VIDEO: Temple Sholom Kicks Off Rosh Hashanah with Sounds the Shofar

On Tuesday the children at the Temple Sholom’s Selma Maisel Nursery School enjoyed an outdoor shofar demonstration courtesy of Stu Seltzer.

Seltzer typically sounds the shofar for his own synagogue in Westchester in front of 1,500 people, but he also travels to nursing homes and schools.

In fact, on Saturday, he did something truly unique. At sunrise he sounded the shofar with a group of 14 people in kayaks, while bobbing in the waves on Long Island Sound.

Stu Seltzer blows the shofar outside Temple Sholom’s Selma Maisel Nursery School. Sept 22, 2020 Photo: Leslie Yager

This year, due to Covid, synagogues are not blowing the shofar indoors. But Seltzer, who has demonstrated the shofar at Temple Sholom indoors on the stage for the past five years, noted Tuesday was a beautiful day for an outdoor demonstration.

Seltzer, whose nephew attends the preschool at Temple Sholom, said the tradition of sounding the shofar follows thousands of years of Jewish tradition. The shofar was used during coronations of kings. Another type of shofar was used to announce that war was coming.
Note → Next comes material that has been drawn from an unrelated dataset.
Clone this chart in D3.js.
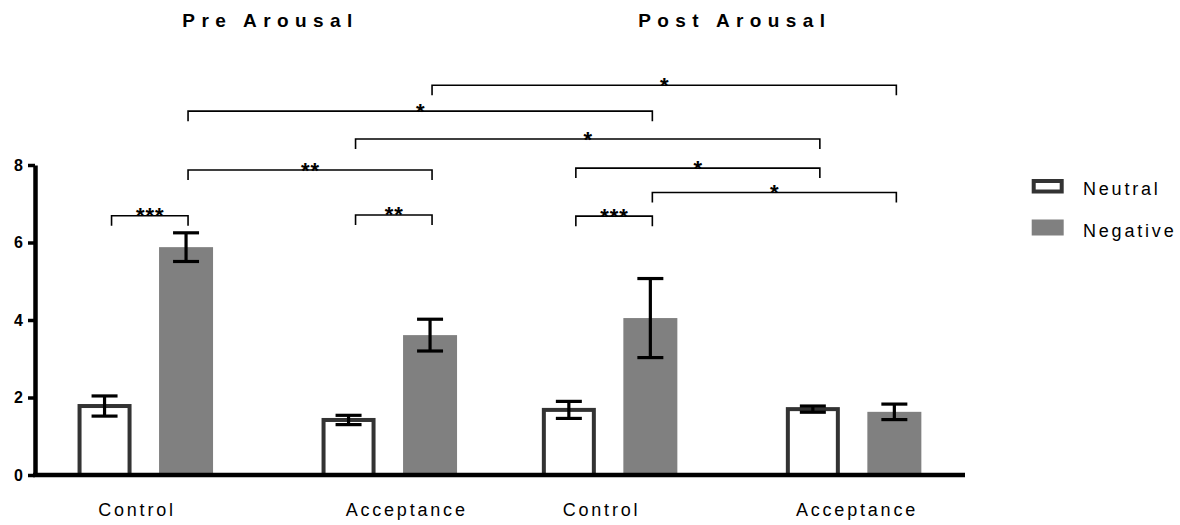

“One of the great Rabbis from 500 years ago said the shofar was really kind of a wake up call for the Jewish people – to wake up, break their habits and make the world a better place,” Seltzer said. “That’s the tradition on Rosh Hashanah. And the final thing you hear on Yom Kippur, on Monday, after fasting all day, is the sound of the shofar – that ends the high holidays.”

Stu Seltzer with his niece and nephew Jesse and Harley outside Temple Sholom. Sept 22, 2020 Photo: Leslie Yager

Seltzer said his long horn was fashioned from an antelope horn, though the traditional shofar is made from a ram horn. “It’s got to have a curve in it,” he said.
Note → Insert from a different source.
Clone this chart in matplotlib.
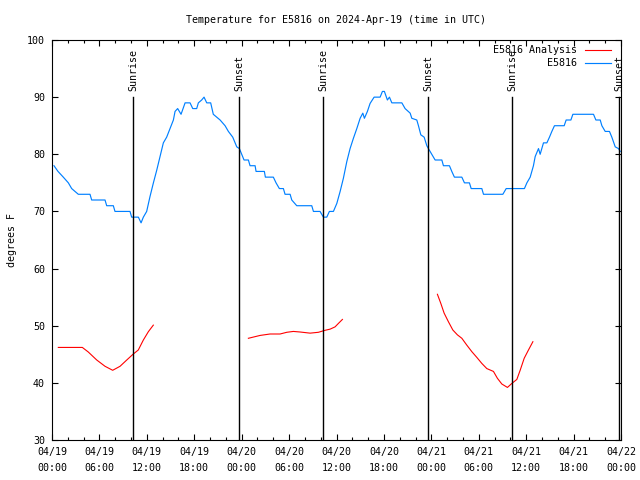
import numpy as np
import matplotlib
matplotlib.use("Agg")
import matplotlib.pyplot as plt
import matplotlib.dates as mdates
from datetime import datetime, timedelta

plt.rcParams['font.family'] = ['DejaVu Sans Mono']
plt.rcParams['font.size'] = 7.2

start = datetime(2024, 4, 19, 0, 0)

# station temperature (hours since 04/19 00:00 UTC, degrees F)
obs_hours = [0.25, 0.76, 1.43, 2.07, 2.49, 3.33, 4.81, 5.02, 6.71, 6.92, 7.76, 7.97, 9.87,
             10.08, 10.93, 11.27, 11.56, 11.98, 12.4, 12.83, 13.25, 13.67, 14.09, 14.51,
             14.94, 15.36, 15.57, 15.9, 16.33, 16.84, 17.47, 17.81, 18.31, 18.52, 18.94,
             19.24, 19.58, 20.08, 20.41, 21.27, 21.9, 22.32, 22.87, 23.38,
             23.71, 24.01, 24.30, 24.85, 25.06, 25.70, 25.82, 26.87, 27.00, 28.01, 28.35,
             28.77, 29.28, 29.49, 30.13, 30.34, 30.97, 32.87, 33.08, 33.92, 34.34, 34.77,
             35.10, 35.61, 36.04, 36.46, 36.87, 37.30, 37.72, 38.14, 38.57, 38.99, 39.33,
             39.53, 39.91, 40.25, 40.76, 41.52, 41.81, 42.06, 42.44, 42.70, 43.00, 44.27,
             44.68, 45.32, 45.53, 46.16, 46.37, 46.67,
             47.09, 47.43, 47.63, 48.06, 48.48, 49.33, 49.53, 50.29, 50.59, 50.92, 51.86,
             52.19, 52.82, 53.04, 54.39, 54.60, 57.05, 57.47, 59.78, 60.09, 60.51, 60.92,
             61.14, 61.56, 61.77, 62.19, 62.62, 62.95, 63.25, 63.58, 64.81, 65.06, 65.66,
             65.91, 68.52, 68.82, 69.37, 69.58, 70.00, 70.54, 70.84, 71.27, 71.68, 71.90]
obs_temp = [78, 77, 76, 75, 74, 73, 73, 72, 72, 71, 71, 70, 70,
            69, 69, 68, 69, 70, 72.6, 75, 77.2, 79.6, 82, 83,
            84.5, 86, 87.5, 88, 87, 89, 89, 88, 88, 89, 89.5,
            90, 89, 89, 87, 86, 85, 84, 83, 81.3,
            81, 80, 79, 79, 78, 78, 77, 77, 76, 76, 75,
            74, 74, 73, 73, 72, 71, 71, 70, 70, 69, 69,
            70, 70, 71.4, 73.5, 75.8, 78.7, 81, 82.8, 84.5, 86.3, 87.2,
            86.3, 87.5, 88.9, 90, 90, 91, 91, 89.5, 90, 89, 89,
            88, 87.2, 86.3, 86, 85, 83.4,
            83, 81.5, 81, 80, 79, 79, 78, 78, 77, 76, 76,
            75, 75, 74, 74, 73, 73, 74, 74, 75, 76, 78,
            79.6, 81, 80, 82, 82, 83, 84, 85, 85, 86, 86,
            87, 87, 86, 86, 85, 84, 84, 83, 81.3, 81, 80.5]

# analysis temperature, NaN marks gaps between runs
ana_hours = [0.80, 3.84, 4.59, 5.66, 6.71, 7.68, 8.61, 9.46, 10.29, 10.92, 11.56, 12.19, 12.82,
             18.0,
             24.85, 26.33, 27.59, 28.86, 29.71, 30.54, 31.39, 32.66, 33.71, 34.56, 35.19,
             35.82, 36.24, 36.75,
             42.0,
             48.77, 49.20, 49.62, 50.16, 50.72, 51.30, 51.86, 52.49, 53.13, 53.76, 54.39,
             55.02, 55.86, 56.36, 56.92, 57.63, 58.19, 58.82, 59.24, 59.75, 60.29, 60.85]
ana_temp = [46.2, 46.2, 45.4, 44.0, 42.9, 42.2, 42.9, 44.0, 45.05, 45.75, 47.5, 48.95, 50.1,
            np.nan,
            47.8, 48.3, 48.55, 48.55, 48.85, 49.0, 48.9, 48.7, 48.85, 49.2, 49.4,
            49.8, 50.4, 51.1,
            np.nan,
            55.5, 53.9, 52.2, 50.7, 49.25, 48.4, 47.8, 46.6, 45.45, 44.45, 43.4,
            42.5, 42.0, 40.8, 39.8, 39.2, 39.9, 40.6, 42.2, 44.3, 45.75, 47.2]

sun_hours = [10.25, 23.67, 34.3, 47.6, 58.2, 71.75]
sun_labels = ["Sunrise", "Sunset", "Sunrise", "Sunset", "Sunrise", "Sunset"]

obs_t = [start + timedelta(hours=h) for h in obs_hours]
ana_t = [start + timedelta(hours=h) for h in ana_hours]

fig = plt.figure(figsize=(6.4, 4.8), dpi=100)
ax = fig.add_axes([52/640, 40/480, 569/640, 400/480])

l1, = ax.plot(ana_t, ana_temp, color='#ff0000', lw=0.8)
l2, = ax.plot(obs_t, obs_temp, color='#0080ff', lw=0.85)

for h, lab in zip(sun_hours, sun_labels):
    t = start + timedelta(hours=h)
    ax.plot([t, t], [30, 90], color='black', lw=1.0)
    ax.text(t, 91, lab, rotation=90, ha='center', va='bottom', clip_on=False)

ax.set_xlim(start, start + timedelta(hours=72))
ax.set_ylim(30, 100)
ax.set_yticks(np.arange(30, 101, 10))
ax.xaxis.set_major_locator(mdates.HourLocator(byhour=[0, 6, 12, 18]))
ax.xaxis.set_minor_locator(mdates.HourLocator(interval=2))
ax.xaxis.set_major_formatter(mdates.DateFormatter('%m/%d\n%H:%M'))
for lab in ax.get_xticklabels():
    lab.set_linespacing(1.7)
ax.tick_params(which='both', direction='in', top=True, right=True, width=0.8)
ax.tick_params(which='major', length=4, pad=5)
ax.tick_params(which='minor', length=2)
for s in ax.spines.values():
    s.set_linewidth(0.8)

ax.set_ylabel("degrees F", labelpad=7)
ax.set_title("Temperature for E5816 on 2024-Apr-19 (time in UTC)", pad=12, fontsize=7.2)
ax.legend([l1, l2], ["E5816 Analysis", "E5816"], loc='upper right', frameon=False,
          markerfirst=False, handlelength=2.6, borderaxespad=0.3, labelspacing=0.3,
          bbox_to_anchor=(0.994, 1.005))

fig.savefig("out.png", dpi=100)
He shared several types of notes: tekiah, which is one solid note and a wake up call; shevarim, which is three wailing sounds; and teruah, which is nine sharp sounds.

Lastly, he blew the tekiah gedolah, adding that gedolah means big.

Seltzer said the instruments are kosher, meaning an animalis not killed for their horns to become shofars. Instead, he explained the horns are taken from an animal that is already dead. “It has to be polished and hollowed out in a certain way to make them kosher,” he explained, adding that the shofar cannot be glass or plastic.

David Cohen, director of schools at Temple Sholom Synagogue, said, “We love to have the children experience and feel the holidays and have a visceral connection to it.”

“The kids have been amazing with the masks,” Cohen added, noting that just the previous day the rules had changed and three-year-olds are now required to wear masks after having been exempt. “It’s been great. We’re up to capacity with 110 children.”

“We rejiggered a few things,” he said. “It’s been wonderful.”